With the big score in Ohio and inroads in other sufficiently deregulated markets, including Pennsylvania, Texas, Connecticut, New Jersey, and of course California, Green Mountain's base stands at six states and 500,000 customers. (The Texas wind offering is still in its early stages.)

The company is still privately held, and so numbers like profits and revenues are still behind the curtain (an IPO is planned, Kelly says, "for when we can do it"). And no matter how much the company tries to cast its monthly premium as a selling point — "in order to sell a cleaner mix of energy, we have to charge a premium, and that's fine with us" — Green Mountain's bottom line will always be up against the fact that Americans are generally quite adamant about paying as little for electricity as they possibly can.

But that's where an non-tree-hugging White House could be a big help, although for only some of the reasons Bush and Cheney have in mind.

Kyoto? CO2 emissions? Slashing environmental regulations? An energy policy based largely on coal, oil and nuclear? For Kelly and Green Mountain, it's all just good publicity: "The whole discussion is really good for our business."

Kelly, though, does look a little worried about California, which he says has "localized problems" but is definitely in danger of giving Green Mountain's deregulation raison d'etre a very bad name.
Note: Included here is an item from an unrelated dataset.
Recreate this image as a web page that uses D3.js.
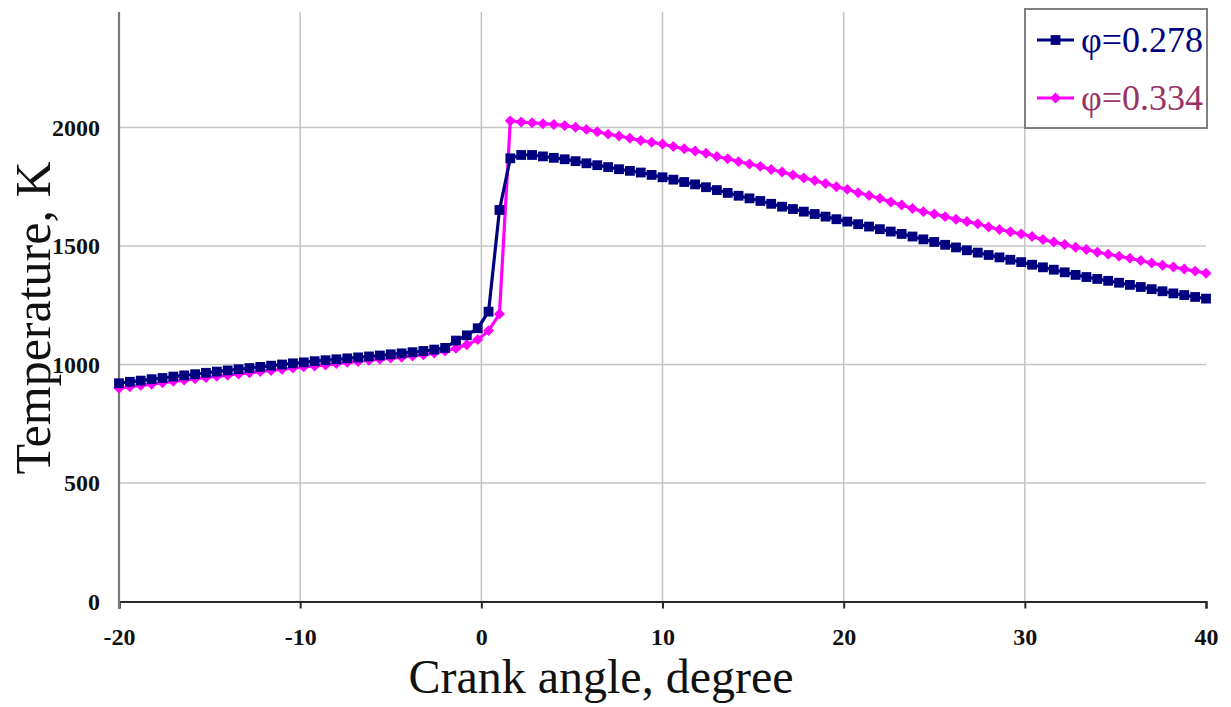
<!DOCTYPE html>
<html>
<head>
<meta charset="utf-8">
<script src="https://cdn.jsdelivr.net/npm/d3@7"></script>
<style>
  html, body { margin: 0; padding: 0; background: #ffffff; }
  svg { display: block; }
  .tick text { font-family: "Liberation Serif", "Times New Roman", serif; font-weight: bold; font-size: 24px; fill: #111; }
</style>
</head>
<body>
<svg id="chart" width="1231" height="707"></svg>
<script>
// Crank angle (degree) at each computed point
const angles = [
  -20, -19.4, -18.8, -18.2, -17.6, -17, -16.4, -15.8, -15.2, -14.6,
  -14, -13.4, -12.8, -12.2, -11.6, -11, -10.4, -9.8, -9.2, -8.6,
  -8, -7.4, -6.8, -6.2, -5.6, -5, -4.4, -3.8, -3.2, -2.6,
  -2, -1.4, -0.8, -0.2, 0.4, 1, 1.6, 2.2, 2.8, 3.4,
  4, 4.6, 5.2, 5.8, 6.4, 7, 7.6, 8.2, 8.8, 9.4,
  10, 10.6, 11.2, 11.8, 12.4, 13, 13.6, 14.2, 14.8, 15.4,
  16, 16.6, 17.2, 17.8, 18.4, 19, 19.6, 20.2, 20.8, 21.4,
  22, 22.6, 23.2, 23.8, 24.4, 25, 25.6, 26.2, 26.8, 27.4,
  28, 28.6, 29.2, 29.8, 30.4, 31, 31.6, 32.2, 32.8, 33.4,
  34, 34.6, 35.2, 35.8, 36.4, 37, 37.6, 38.2, 38.8, 39.4,
  40
];

// In-cylinder temperature (K), equivalence ratio 0.278
const tempPhi0278 = [
  921, 927, 932, 938, 943, 949, 954, 959, 965, 970,
  975, 980, 985, 990, 995, 1000, 1005, 1009, 1014, 1018,
  1022, 1026, 1030, 1034, 1038, 1043, 1047, 1052, 1057, 1063,
  1070, 1101, 1123, 1153, 1223, 1652, 1870, 1884, 1884, 1878,
  1872, 1866, 1858, 1849, 1841, 1833, 1824, 1817, 1810, 1800,
  1790, 1780, 1770, 1760, 1748, 1736, 1724, 1712, 1701, 1690,
  1678, 1666, 1656, 1645, 1635, 1624, 1613, 1603, 1592, 1582,
  1571, 1561, 1551, 1540, 1528, 1517, 1505, 1494, 1482, 1472,
  1462, 1452, 1442, 1432, 1421, 1410, 1400, 1389, 1378, 1369,
  1361, 1353, 1345, 1336, 1327, 1318, 1309, 1300, 1293, 1285,
  1278
];

// In-cylinder temperature (K), equivalence ratio 0.334
const tempPhi0334 = [
  900, 906, 912, 917, 923, 929, 934, 940, 945, 950,
  955, 960, 965, 970, 975, 980, 985, 990, 994, 998,
  1004, 1009, 1013, 1018, 1022, 1027, 1031, 1036, 1041, 1048,
  1057, 1068, 1083, 1105, 1143, 1213, 2028, 2023, 2020, 2016,
  2013, 2008, 2001, 1992, 1982, 1972, 1964, 1955, 1945, 1938,
  1930, 1920, 1910, 1901, 1891, 1878, 1868, 1856, 1846, 1836,
  1823, 1812, 1800, 1787, 1776, 1764, 1750, 1739, 1725, 1713,
  1701, 1686, 1673, 1658, 1645, 1635, 1624, 1613, 1603, 1594,
  1580, 1570, 1560, 1551, 1540, 1527, 1517, 1506, 1495, 1485,
  1474, 1465, 1457, 1448, 1439, 1428, 1419, 1411, 1403, 1394,
  1385
];

const seriesNames = ["\u03C6=0.278", "\u03C6=0.334"];
const xTicks = [-20, -10, 0, 10, 20, 30, 40];
const yTicks = [0, 500, 1000, 1500, 2000];
const xTitle = "Crank angle, degree";
const yTitle = "Temperature, K";

const svg = d3.select("#chart");
const plotLeft = 119, plotRight = 1206, plotTop = 9, plotBottom = 601.5;

const x = d3.scaleLinear().domain([-20, 40]).range([plotLeft, plotRight]);
const y = d3.scaleLinear().domain([0, 2500]).range([plotBottom, plotTop]);
const plainNumber = d => String(d);

// grid
const grid = svg.append("g");
grid.selectAll("line.h").data(yTicks.filter(d => d > 0)).enter().append("line")
  .attr("x1", plotLeft).attr("x2", plotRight)
  .attr("y1", d => y(d)).attr("y2", d => y(d))
  .attr("stroke", "#c4c4c4").attr("stroke-width", 1.5);
grid.selectAll("line.v").data(xTicks.filter(d => d > -20 && d < 40)).enter().append("line")
  .attr("x1", d => x(d)).attr("x2", d => x(d))
  .attr("y1", y(2500) + 3).attr("y2", plotBottom)
  .attr("stroke", "#c4c4c4").attr("stroke-width", 1.5);

// axes
const xAxis = svg.append("g").attr("transform", `translate(0,${plotBottom})`)
  .call(d3.axisBottom(x).tickValues(xTicks).tickSize(7).tickPadding(19).tickFormat(plainNumber));
xAxis.select(".domain").attr("stroke", "#2a2a2a").attr("stroke-width", 2.2);
xAxis.selectAll(".tick line").attr("stroke", "#2a2a2a").attr("stroke-width", 2);

const yAxis = svg.append("g").attr("transform", `translate(${plotLeft},0)`)
  .call(d3.axisLeft(y).tickValues(yTicks).tickSize(0).tickPadding(19).tickFormat(plainNumber));
yAxis.select(".domain").remove();
svg.append("line")
  .attr("x1", plotLeft).attr("x2", plotLeft)
  .attr("y1", y(2500) + 3).attr("y2", plotBottom + 7)
  .attr("stroke", "#7a7a7a").attr("stroke-width", 2.2);

// series
const series = [
  { name: seriesNames[0], values: tempPhi0278, color: "#000080", text: "#000080", symbol: d3.symbolSquare, size: 96, rotate: 0 },
  { name: seriesNames[1], values: tempPhi0334, color: "#ff00ff", text: "#993366", symbol: d3.symbolSquare, size: 60, rotate: 45 }
];

const line = d3.line().x(d => x(d[0])).y(d => y(d[1]));

// magenta series underneath, navy series on top
[series[1], series[0]].forEach(s => {
  const pts = angles.map((a, i) => [a, s.values[i]]);
  svg.append("path").datum(pts)
    .attr("d", line)
    .attr("fill", "none")
    .attr("stroke", s.color)
    .attr("stroke-width", 3.2);
  svg.append("g").selectAll("path").data(pts).enter().append("path")
    .attr("d", d3.symbol().type(s.symbol).size(s.size))
    .attr("transform", d => `translate(${x(d[0])},${y(d[1])}) rotate(${s.rotate})`)
    .attr("fill", s.color);
});

// axis titles
svg.append("text")
  .attr("x", 601).attr("y", 693)
  .attr("text-anchor", "middle")
  .attr("font-family", "'Liberation Serif', 'Times New Roman', serif")
  .attr("font-size", 48)
  .attr("fill", "#111")
  .text(xTitle);

svg.append("text")
  .attr("transform", "translate(50,318) rotate(-90)")
  .attr("text-anchor", "middle")
  .attr("font-family", "'Liberation Serif', 'Times New Roman', serif")
  .attr("font-size", 50)
  .attr("fill", "#111")
  .text(yTitle);

// legend
const lg = svg.append("g");
lg.append("rect")
  .attr("x", 1025).attr("y", 9).attr("width", 182).attr("height", 119)
  .attr("fill", "#ffffff").attr("stroke", "#808080").attr("stroke-width", 2);
series.forEach((s, i) => {
  const cy = 40 + i * 58;
  lg.append("line").attr("x1", 1037).attr("x2", 1074).attr("y1", cy).attr("y2", cy)
    .attr("stroke", s.color).attr("stroke-width", 3.2);
  lg.append("path")
    .attr("d", d3.symbol().type(s.symbol).size(s.size))
    .attr("transform", `translate(1055.5,${cy}) rotate(${s.rotate})`)
    .attr("fill", s.color);
  lg.append("text")
    .attr("x", 1081).attr("y", cy + 12)
    .attr("font-family", "'Liberation Serif', 'Times New Roman', serif")
    .attr("font-size", 36)
    .attr("fill", s.text)
    .text(s.name);
});
</script>
</body>
</html>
But with Bush standing firmly against price caps and behind market forces, no matter how cruel, the Coca-Cola salesman figures the tide is still running in his direction.
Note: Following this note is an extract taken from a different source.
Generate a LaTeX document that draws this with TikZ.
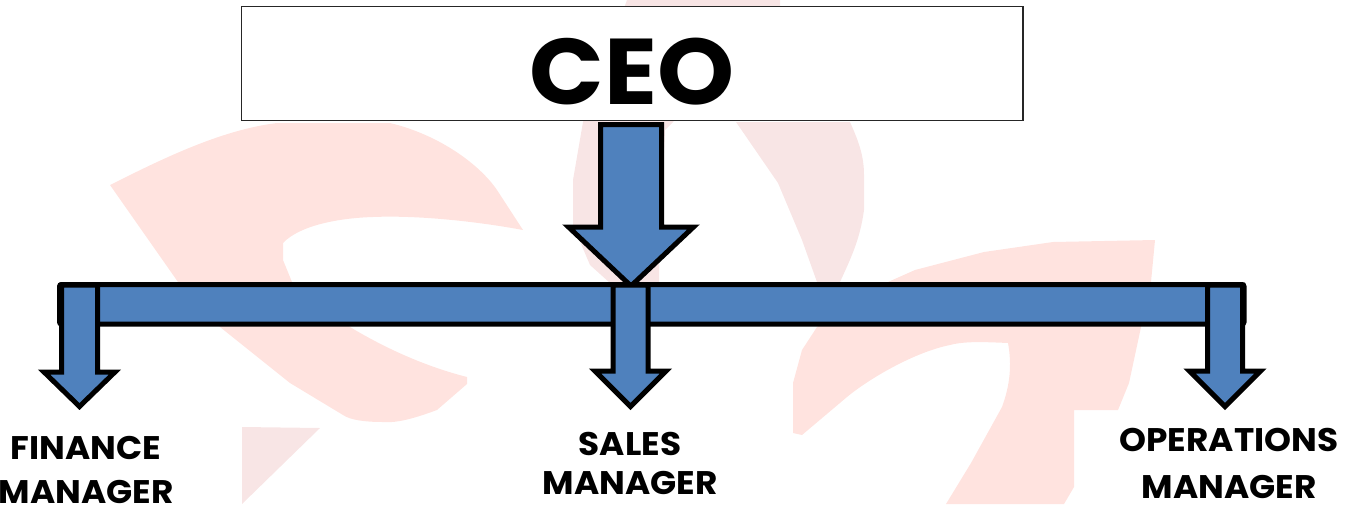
\documentclass[tikz,border=0pt]{standalone}
\usepackage{fontspec}
\setmainfont{Poppins}[FakeStretch=1.05]
\definecolor{wmA}{HTML}{FFE3DF}
\definecolor{wmB}{HTML}{F8E5E5}
\definecolor{arrowblue}{HTML}{4F81BD}
\tikzset{
  blockshape/.style={draw=black,fill=arrowblue,line width=3.75pt,miter limit=10,line join=miter},
  ceobox/.style={draw=black!85,fill=white,line width=0.8pt,minimum width=781.5*0.75pt,minimum height=114.5*0.75pt,inner sep=0pt,
     font=\fontsize{70}{70}\selectfont\bfseries},
  rolelabel/.style={align=center,inner sep=0pt,text=black,font=\fontsize{24.5}{33}\selectfont\bfseries},
}
% #1 centre x, #2 top y, #3 half shaft, #4 shoulder y, #5 half head, #6 tip y
\newcommand{\blockarrow}[6]{%
  \draw[blockshape] (#1-#3,#2) -- (#1+#3,#2) -- (#1+#3,#4) -- (#1+#5,#4) -- (#1,#6)
     -- (#1-#5,#4) -- (#1-#3,#4) -- cycle;}
\begin{document}
\begin{tikzpicture}[x=0.75pt,y=-0.75pt]
\useasboundingbox (0,0) rectangle (1359,504);
\clip (0,0) rectangle (1359,504);
% watermark
\fill[wmA] (110,185) .. controls (160,160) and (220,130) .. (277,123) -- (390,123)
  .. controls (440,135) and (480,165) .. (497,190) -- (523,230)
  .. controls (480,222) and (420,215) .. (373,217) .. controls (340,218) and (300,225) .. (283,243)
  -- (283,260) -- (292,282) -- (350,327) .. controls (380,345) and (420,365) .. (467,377) -- (467,384)
  -- (437,410) .. controls (410,420) and (395,423) .. (383,422) .. controls (365,422) and (350,420) .. (343,415)
  -- (290,383) -- (220,327) -- (178,282) -- cycle;
\fill[wmB] (242,427) -- (320,428) -- (242,504) -- cycle;
\fill[wmB] (736,122) -- (850,122) .. controls (858,140) and (864,155) .. (864,175) -- (864,210)
  .. controls (860,240) and (850,260) .. (840,282) -- (817,282) -- (802,240) -- (778,183) -- cycle;
\fill[wmB] (627,0) -- (780,0) -- (780,8) -- (673,122) -- (665,130) -- (659,267) -- (659,283) -- (610,283)
  -- (590,265) -- (573,225) -- (573,180) -- (583,122) -- cycle;
\fill[wmA] (1155,240) -- (1151,282) -- (1141,327) -- (1129,383) -- (1118,410) -- (1074,410) -- (1074,487)
  -- (1064,504) -- (946,504) -- (971,463) -- (1002,407) .. controls (1010,385) and (1012,365) .. (1008,343)
  .. controls (985,342) and (965,341) .. (950,345) .. controls (915,352) and (870,378) .. (847,397)
  -- (802,435) -- (793,433) -- (793,383) -- (802,350) -- (817,327) -- (888,282) -- (915,270) -- (984,252)
  -- (1053,242) -- cycle;
% central arrow and bar
\blockarrow{631}{124.5}{30.5}{227}{62.5}{286}
\draw[blockshape,rounded corners=1.5pt] (59.5,284.5) rectangle (1244,324);
\blockarrow{79.5}{285}{18}{372}{35.5}{406.5}
\blockarrow{630.5}{285}{17.5}{371}{35.5}{406.5}
\blockarrow{1225}{285}{17.5}{371}{35.5}{406.5}
% labels
\node[ceobox] (ceo) at (632.25,63.5) {\raisebox{-31pt}[0pt][0pt]{CEO}};
\node[rolelabel] (finance) at (86,470) {FINANCE\\MANAGER};
\node[rolelabel] (sales) at (630,463.5) {SALES\\[-4pt]MANAGER};
\node[rolelabel] (operations) at (1229,463.5) {OPERATIONS\\[2pt]MANAGER};
\end{tikzpicture}
\end{document}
And while the Bush-Cheney plan paid some homage to Green Mountain's flavors of power, the farther the White House goes back to the kind of energy that fired the sooty Industrial Revolution, the more that may help create just the political climate (pun intended) necessary for the kind of creeping, market-driven uprising Kelly has in mind.

And if that doesn't work, they can always hook up their natural-gas lines to that bathtub.